Daly Bread: Crime scourge requires more than retreat and bewilderment

The Prime Minister last Sunday, in a speech before the PNM Women’s League, expressly acknowledged that Trinidad and Tobago is in “a situation of unacceptably high levels of crime”.

This is an important acknowledgement after all the years of dismissive responses to the high levels of violent crime pioneered and repeated by the Patrick Manning-led PNM Governments.

Prime Minister Dr Keith Rowley.
(via TTPS)

The problem for the Dr Keith Rowley-led PNM Government is that, having acknowledged the crime problem, it is only capable of processing it on two wavelengths.

The predominant wavelength is the national security one—on which the Prime Minister transmits his messages on crime and his frustration at the lack of Cabinet control of law enforcement agencies.

Serious constitutional issues would arise if an attempt were made to vest control of law enforcement agencies in the Cabinet and it is unclear how that would result in better law enforcement results. Sadly for us, the Government appears to be in retreat with the refrain: “There is only so much we can do”.

I can hear the Government growling as this column advances further into a critique of the uninspiring stance on crime. However, the growling does not deter regular commentators and many of us are unimpressed by the UNC Opposition as currently led.
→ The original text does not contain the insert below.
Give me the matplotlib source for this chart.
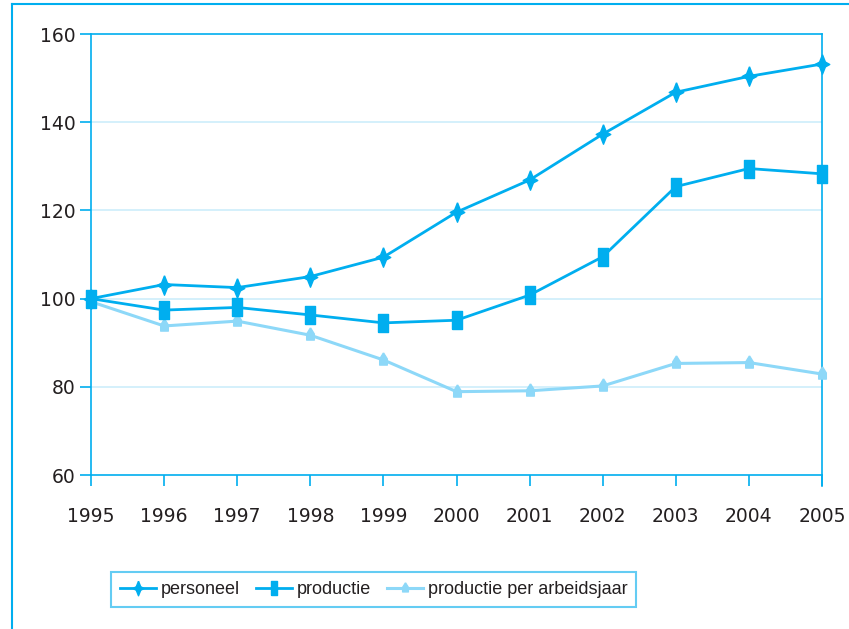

Leader of the Opposition Kamla Persad-Bissessar (centre) prepares her troops for ‘war’ in Parliament during an extraordinary sitting of the House to vote on the impeachment of President Paula-Mae Weekes.
(Copyright Office of the Parliament 2021)

What we seek is fresh thinking on a problem that is overwhelming our country.

Fresh thinking involves thinking that is complementary to the national security toolbox. That brings us again directly to the key role of social programmes required to reverse the conditions drawing youth into gangs and violent crime.

Equally sadly for us, the second wavelength on which the Government transmits its messages on crime is the provision of opportunity by welfare programmes, which pay little regard to the importance of opportunity arising out of broader visions and implementation of socio-economic management of the country’s resources.

Which way is out?
(Copyright Mark Anderson/ Andertoons.com)

Such management critically must include development of our human capital, which must be relevantly educated, skills-trained and kept emotionally healthy.

This lack of broader vision was cruelly exposed by some statements of the Minister of Public Utilities, Marvin Gonzalez, which preceded those of the Prime Minister by a few days but which came too late for consideration in last Sunday’s column about finding hope.

Minister Gonzalez seemed bewildered by youths who were turning to crime and guns because there were so many opportunities for young people not available when he was a young man growing up.

Young football fans enjoy some 2015/16 National Super League action at the Matura Recreation Ground.
(Courtesy Nicholas Bhajan/ Wired868)

This is how he described the opportunities: “[…] But yet still with the abundance of social services today, the number of opportunities for young people to make something of themselves—be it under the Ministry of Youth Development, Ministry of Education, you know all these programmes to allow people to make something of themselves—but yet still we have a crime situation and people turning to crime.”

But if significant numbers of schools are failing and the education system is inadequate to develop human capital, how will the youth be able even to take advantage of the social welfare programmes beloved by Mr Gonzalez and his colleagues?

By 12 or 15 years old, low self-esteem is already embedded in young men and women. These are the young men reaching out for gang and gun and the young women, whose problems require differentiated attention and are already at the mercy of predators.

Two female students fight in school during the pandemic.

Professor Emeritus Dr Ramesh Deosaran, for example, has commented in his Newsday columns on “the refusal of the authorities to take early care to prevent increasing school violence and delinquency” and to help change our “demoralised disposition”.

Social scientists, like Dr Deosaran, understand and articulate clearly that social programmes must comprise much more than welfare-driven opportunity, as expressed by Minister Gonzalez.

Dr Gabrielle Hosein, also a social scientist and formidable researcher, in a Newsday column on Wednesday last dealing with peace building, incisively asserted that “the conditions for youth risk created by traumas at home from family violence are often connected to socio-economic precarity and poor school outcomes, and escalated through access to weapons, guns and legal and illegal sources of income.”

A young man shows off his weapon.

The required range of interventions needed is much wider than the Government would have us believe. No more retreat and bewilderment please.